Updated green building council standard prioritizes carbon reduction

The Canada Green Building Council (CAGBC) has introduced the latest version of its Zero Carbon Building-Design (ZCB-Design) Standard, which prioritizes reductions in carbon emissions and embodied carbon, and encourages energy-efficient design.
Jurisdictions across Canada—including Vancouver, Toronto, and Montreal—are implementing plans to reduce carbon emissions from buildings. Increasingly, projects are using CAGBC’s standards to help map out their approach to decarbonization.
ZCB-Design v3 offers additional flexibility with thermal energy demand intensity (TEDI), to incentivize projects to move away from combustion. Projects which eliminate combustion for space heating are no longer required to meet a TEDI target. Now, design teams can optimize their building enclosures and HVAC design for the best possible returns.
“This change gives project teams the freedom to invest in achieving the greatest impact at the lowest cost,” says Mark Hutchinson, vice-president of green building programs and innovation at CAGBC. “For example, project teams might choose to invest in a geo-exchange system and completely electrify, rather than invest in additional envelope efficiency but still use air-source heat pumps and backup natural gas.”
ZCB-Design v3 also puts a limit on combustion, preventing it from being used unless the outdoor air temperature is below -10 C (14 F). This change ensures heating electrification is the new default, only stopping at the point of system limitation.
All heat pump applications have options available to -10 C, while some go as low as -30 C (-22 F).
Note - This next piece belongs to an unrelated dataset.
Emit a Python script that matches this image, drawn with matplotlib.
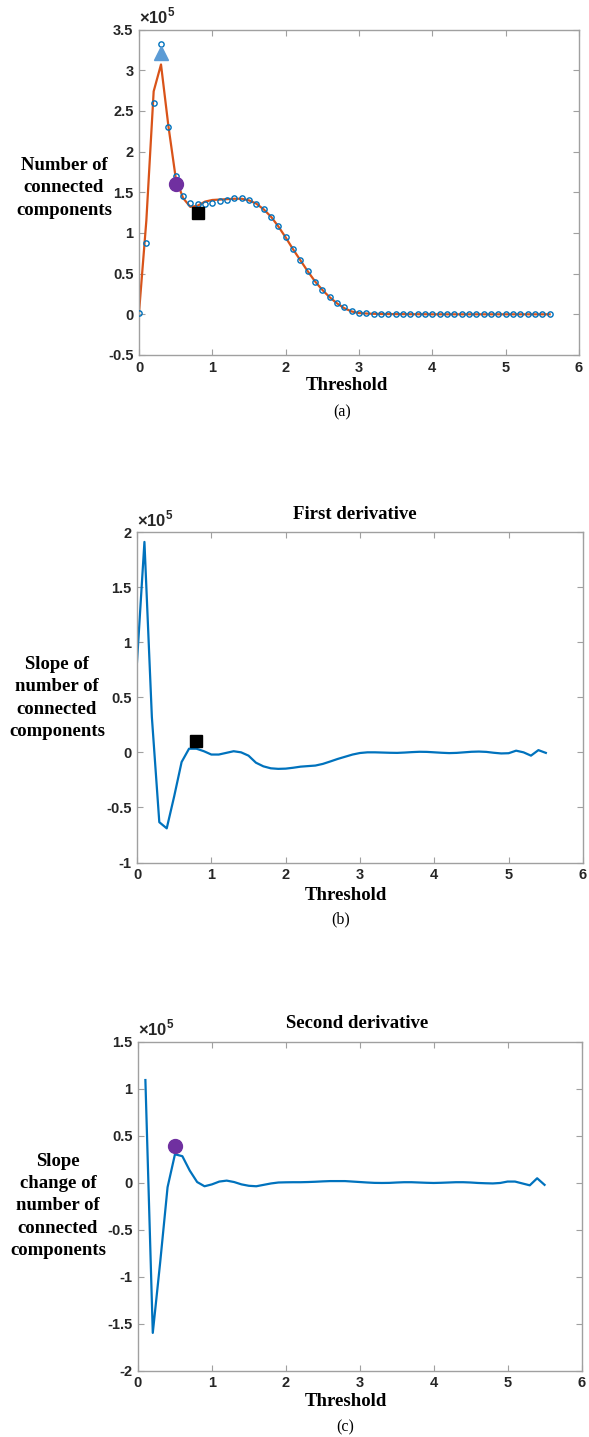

By choosing -10 C, the standard does not prescribe a solution, but makes substantial electrification a requirement.
The standard introduces a prerequisite for embodied carbon, with the flexibility to choose between absolute embodied carbon targets or relative improvements over a baseline. The new limit is a critical next step towards CAGBC’s goal of reducing embodied carbon 40 per cent by 2030.